Apple is creating a new curriculum designed to teach mobile app development to high school and college students with little to no prior coding experience.
The price: Free.
The tech giant on Wednesday will begin making the curriculum available for no charge in its iBooks store, CEO Tim Cook told USA TODAY in an interview. Already, he said, six community college systems have committed to teaching the material to an estimated half-million students this fall.
"We think it's huge," Cook said, "and we're so proud to help students learn and thrive in the new economy."
The schools range from the Houston Community College System to colleges in Harrisburg, Pa., Mesa, Ariz., and San Mateo, Calif. Cook said schools will likely include the coursework in larger entrepreneurship programs—in Houston, Apple officials said, the community college system will actually develop its own "iOS Coding and Design School."
The new curriculum, built on about 180 hours of instruction and projects, is designed to stretch out over the course of a school year, teaching app design using Swift, a programming language for Mac and iPhone operating systems, among others. Apple says several key mobile apps, including those for Airbnb, Kayak, Trip Advisor, Venmo and Yelp, were created with Swift.
The course builds on Apple's existing coding curriculum, which stretches all the way back to kindergarten. Materials from its "Everyone Can Code" initiative will be used in more than 1,000 schools in the fall, Apple officials said.

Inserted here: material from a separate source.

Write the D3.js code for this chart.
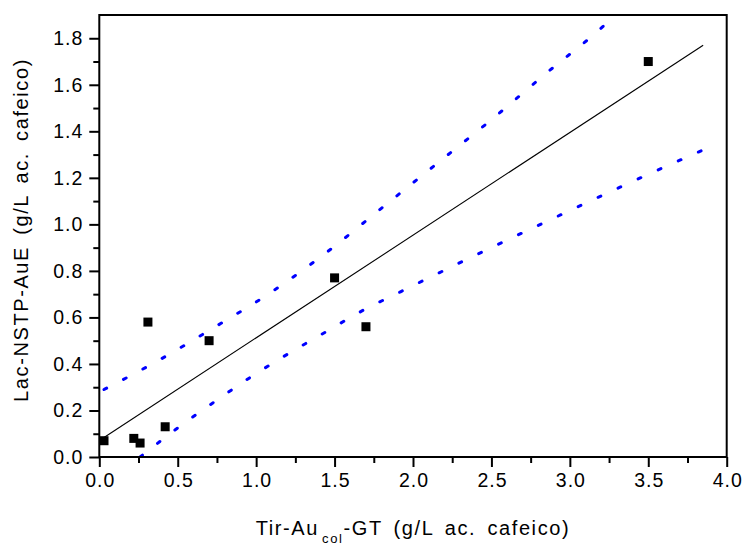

"It's sort of a next logical step for us," Cook said, noting that there's a shortage of Swift programmers "across the country and across the world generally."
This year marks the 10th anniversary of the iPhone and the ninth anniversary of the App Store. Speaking to Apple employees last July, Cook said the company had sold its billionth iPhone.
"If you think about it, this job segment really just got underway in 2008, when the App Store was introduced," he said. "Then there's just been an explosion of consumer apps, and in the last year or two there's been more emphasis on enterprise apps. That's really in its infancy, in terms of explosion, and so there's just a ton of opportunity here."
Nearly every company, he said, "likely needs a mobile app" to compete and even, in many cases, to run the business itself.
Apple says it has created two million jobs in the USA, with developers earning more than $16 billion worldwide in the App Store since 2008.
"Regardless of how you look at it, there's tons of opportunity and lots of need out there," Cook said.